▶ _WORK TO COMPLETE_:
Could you write out the records below exactly as they appear, leaving out any pictures?

▶ _AVAILABLE RECORDS_:
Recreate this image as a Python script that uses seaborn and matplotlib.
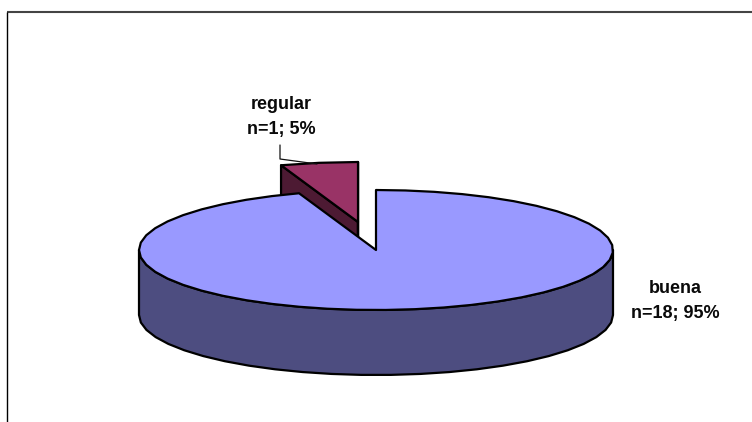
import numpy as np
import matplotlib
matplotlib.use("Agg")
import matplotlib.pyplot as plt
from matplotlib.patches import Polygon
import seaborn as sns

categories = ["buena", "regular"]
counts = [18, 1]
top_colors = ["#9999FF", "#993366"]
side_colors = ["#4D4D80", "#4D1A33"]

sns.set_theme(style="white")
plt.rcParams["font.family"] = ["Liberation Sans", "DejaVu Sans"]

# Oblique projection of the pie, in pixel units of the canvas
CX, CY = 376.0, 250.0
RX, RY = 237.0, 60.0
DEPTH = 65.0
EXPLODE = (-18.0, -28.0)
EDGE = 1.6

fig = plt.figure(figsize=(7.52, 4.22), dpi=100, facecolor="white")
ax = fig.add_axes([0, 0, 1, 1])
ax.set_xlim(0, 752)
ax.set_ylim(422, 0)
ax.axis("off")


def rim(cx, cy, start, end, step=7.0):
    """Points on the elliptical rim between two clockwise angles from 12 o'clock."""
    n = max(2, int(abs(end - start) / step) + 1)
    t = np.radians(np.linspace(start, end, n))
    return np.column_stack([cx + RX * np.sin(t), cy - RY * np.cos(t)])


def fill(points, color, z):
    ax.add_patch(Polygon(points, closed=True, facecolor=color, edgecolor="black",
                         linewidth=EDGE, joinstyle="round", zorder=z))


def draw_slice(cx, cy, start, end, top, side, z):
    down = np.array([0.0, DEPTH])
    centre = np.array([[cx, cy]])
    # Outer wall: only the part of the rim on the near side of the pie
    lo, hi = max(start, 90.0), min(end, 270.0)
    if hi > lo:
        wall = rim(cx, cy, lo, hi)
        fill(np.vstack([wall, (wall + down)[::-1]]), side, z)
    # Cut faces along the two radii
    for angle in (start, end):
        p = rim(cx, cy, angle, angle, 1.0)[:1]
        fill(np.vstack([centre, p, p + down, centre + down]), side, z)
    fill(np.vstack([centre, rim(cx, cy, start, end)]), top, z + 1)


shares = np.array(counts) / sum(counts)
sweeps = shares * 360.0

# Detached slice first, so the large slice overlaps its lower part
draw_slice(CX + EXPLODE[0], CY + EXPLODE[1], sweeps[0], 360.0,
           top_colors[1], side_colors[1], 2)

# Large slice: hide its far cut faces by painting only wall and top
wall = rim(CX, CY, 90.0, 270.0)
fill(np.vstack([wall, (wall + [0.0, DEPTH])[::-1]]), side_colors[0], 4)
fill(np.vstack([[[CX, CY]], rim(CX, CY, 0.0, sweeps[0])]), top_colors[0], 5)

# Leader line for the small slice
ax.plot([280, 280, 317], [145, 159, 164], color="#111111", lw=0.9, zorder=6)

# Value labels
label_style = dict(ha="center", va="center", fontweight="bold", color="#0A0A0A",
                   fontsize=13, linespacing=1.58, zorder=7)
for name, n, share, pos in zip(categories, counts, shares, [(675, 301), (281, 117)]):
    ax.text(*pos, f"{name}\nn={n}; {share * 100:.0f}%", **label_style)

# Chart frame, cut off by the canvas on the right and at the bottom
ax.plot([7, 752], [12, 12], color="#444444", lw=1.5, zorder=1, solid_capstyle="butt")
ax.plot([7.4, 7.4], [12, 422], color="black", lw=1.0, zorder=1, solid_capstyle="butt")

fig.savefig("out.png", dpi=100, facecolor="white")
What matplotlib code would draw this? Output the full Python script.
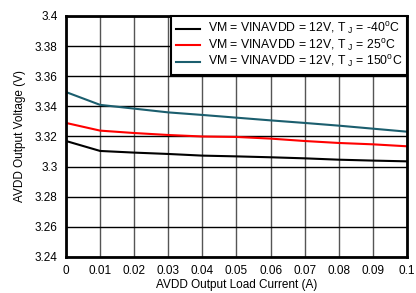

▶ _CORRECT OUTPUT_:
Recreate this image as a Python script that uses seaborn and matplotlib.
import numpy as np
import matplotlib
matplotlib.use("Agg")
import matplotlib.pyplot as plt
from matplotlib.patches import Polygon
import seaborn as sns

categories = ["buena", "regular"]
counts = [18, 1]
top_colors = ["#9999FF", "#993366"]
side_colors = ["#4D4D80", "#4D1A33"]

sns.set_theme(style="white")
plt.rcParams["font.family"] = ["Liberation Sans", "DejaVu Sans"]

# Oblique projection of the pie, in pixel units of the canvas
CX, CY = 376.0, 250.0
RX, RY = 237.0, 60.0
DEPTH = 65.0
EXPLODE = (-18.0, -28.0)
EDGE = 1.6

fig = plt.figure(figsize=(7.52, 4.22), dpi=100, facecolor="white")
ax = fig.add_axes([0, 0, 1, 1])
ax.set_xlim(0, 752)
ax.set_ylim(422, 0)
ax.axis("off")


def rim(cx, cy, start, end, step=7.0):
    """Points on the elliptical rim between two clockwise angles from 12 o'clock."""
    n = max(2, int(abs(end - start) / step) + 1)
    t = np.radians(np.linspace(start, end, n))
    return np.column_stack([cx + RX * np.sin(t), cy - RY * np.cos(t)])


def fill(points, color, z):
    ax.add_patch(Polygon(points, closed=True, facecolor=color, edgecolor="black",
                         linewidth=EDGE, joinstyle="round", zorder=z))


def draw_slice(cx, cy, start, end, top, side, z):
    down = np.array([0.0, DEPTH])
    centre = np.array([[cx, cy]])
    # Outer wall: only the part of the rim on the near side of the pie
    lo, hi = max(start, 90.0), min(end, 270.0)
    if hi > lo:
        wall = rim(cx, cy, lo, hi)
        fill(np.vstack([wall, (wall + down)[::-1]]), side, z)
    # Cut faces along the two radii
    for angle in (start, end):
        p = rim(cx, cy, angle, angle, 1.0)[:1]
        fill(np.vstack([centre, p, p + down, centre + down]), side, z)
    fill(np.vstack([centre, rim(cx, cy, start, end)]), top, z + 1)


shares = np.array(counts) / sum(counts)
sweeps = shares * 360.0

# Detached slice first, so the large slice overlaps its lower part
draw_slice(CX + EXPLODE[0], CY + EXPLODE[1], sweeps[0], 360.0,
           top_colors[1], side_colors[1], 2)

# Large slice: hide its far cut faces by painting only wall and top
wall = rim(CX, CY, 90.0, 270.0)
fill(np.vstack([wall, (wall + [0.0, DEPTH])[::-1]]), side_colors[0], 4)
fill(np.vstack([[[CX, CY]], rim(CX, CY, 0.0, sweeps[0])]), top_colors[0], 5)

# Leader line for the small slice
ax.plot([280, 280, 317], [145, 159, 164], color="#111111", lw=0.9, zorder=6)

# Value labels
label_style = dict(ha="center", va="center", fontweight="bold", color="#0A0A0A",
                   fontsize=13, linespacing=1.58, zorder=7)
for name, n, share, pos in zip(categories, counts, shares, [(675, 301), (281, 117)]):
    ax.text(*pos, f"{name}\nn={n}; {share * 100:.0f}%", **label_style)

# Chart frame, cut off by the canvas on the right and at the bottom
ax.plot([7, 752], [12, 12], color="#444444", lw=1.5, zorder=1, solid_capstyle="butt")
ax.plot([7.4, 7.4], [12, 422], color="black", lw=1.0, zorder=1, solid_capstyle="butt")

fig.savefig("out.png", dpi=100, facecolor="white")
What matplotlib code would draw this? Output the full Python script.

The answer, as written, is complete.